Barclays has warned that equities perceived as susceptible to disruption from artificial intelligence could face an extended period of selling pressure, driven more by sentiment than by fundamentals. The bank described investor behavior as a "sell first, think later" mentality that is increasing market dispersion and producing uneven performance across industries.
In a client note, analyst Emmanuel Cau acknowledged that overall equity markets have shown resilience, but said that concerns about AI-driven dislocation are producing "choppiness and more dispersion across sectors." That dynamic, Barclays said, has upended traditional stock classifications such as cyclicals versus defensives.
Instead of familiar groupings, markets now appear to cluster companies according to perceived "AI immunity or vulnerability." Barclays identified hard-asset and so-called old-economy areas - including commodities, industrials, materials, healthcare and consumer goods - as being treated by investors as relatively AI-immune. By contrast, many consumer or commercial services and technology-related industries are being labelled as vulnerable.
The bank also traced how the list of perceived AI losers has widened. Barclays wrote that the narrative began with media and business services, extended into software, and has now reached financial services, logistics and commercial real estate. Within that cohort, selling pressure has become indiscriminate, the bank said, driven more by narrative than by underlying company fundamentals, even while "EPS momentum remains resilient."
Barclays cautioned that investors are increasingly asking "who is next," applying little tolerance for firms that are remotely perceived as AI losers. The bank added that these worries are spilling into credit markets and are starting to weigh on banks, which had up to now been seen by some as AI winners.

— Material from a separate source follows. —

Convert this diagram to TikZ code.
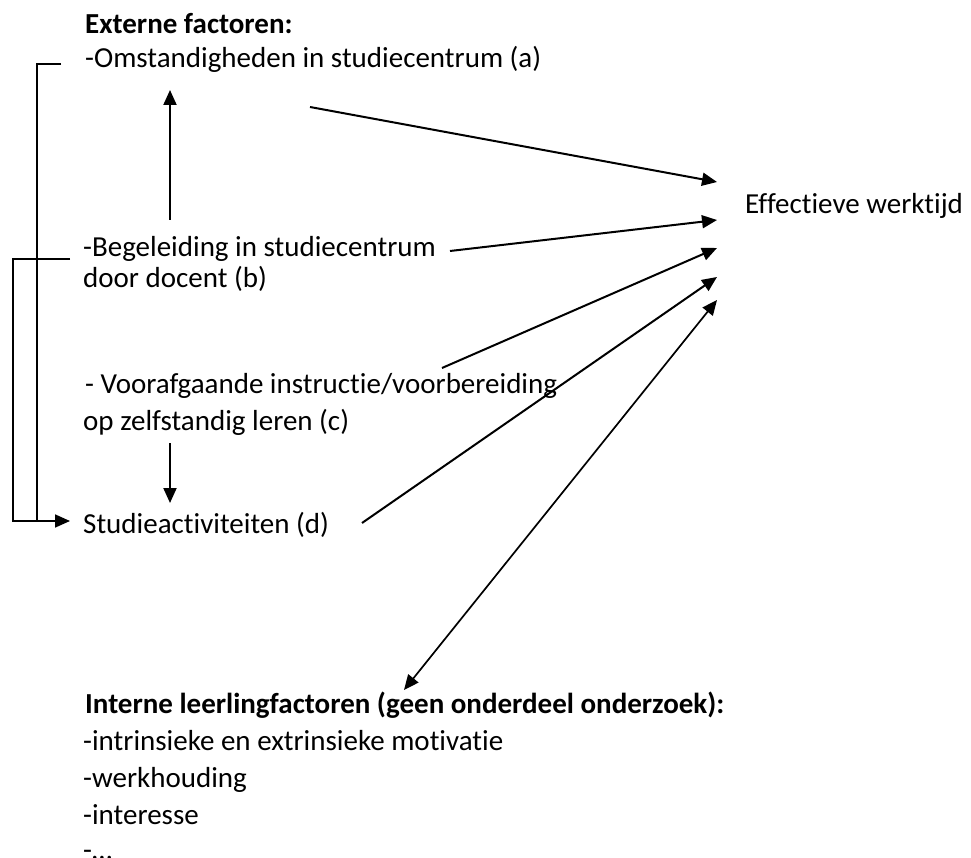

Concluding on near-term prospects, Barclays said momentum may be unstoppable in the short run, with no clear catalyst identified to halt the rout. At the same time, the bank noted that the dislocation could create long-term opportunities for investors able to look past near-term sentiment.
Context and implications
The note frames the current market action as a narrative-driven re-rating that reorganizes investor preference around AI exposure rather than traditional economic characteristics. That shift is producing greater dispersion in returns and is affecting both equity and credit markets.
For market participants, Barclays' assessment highlights a period in which sentiment can dominate price discovery, leaving fundamentals - including resilient earnings momentum - temporarily sidelined.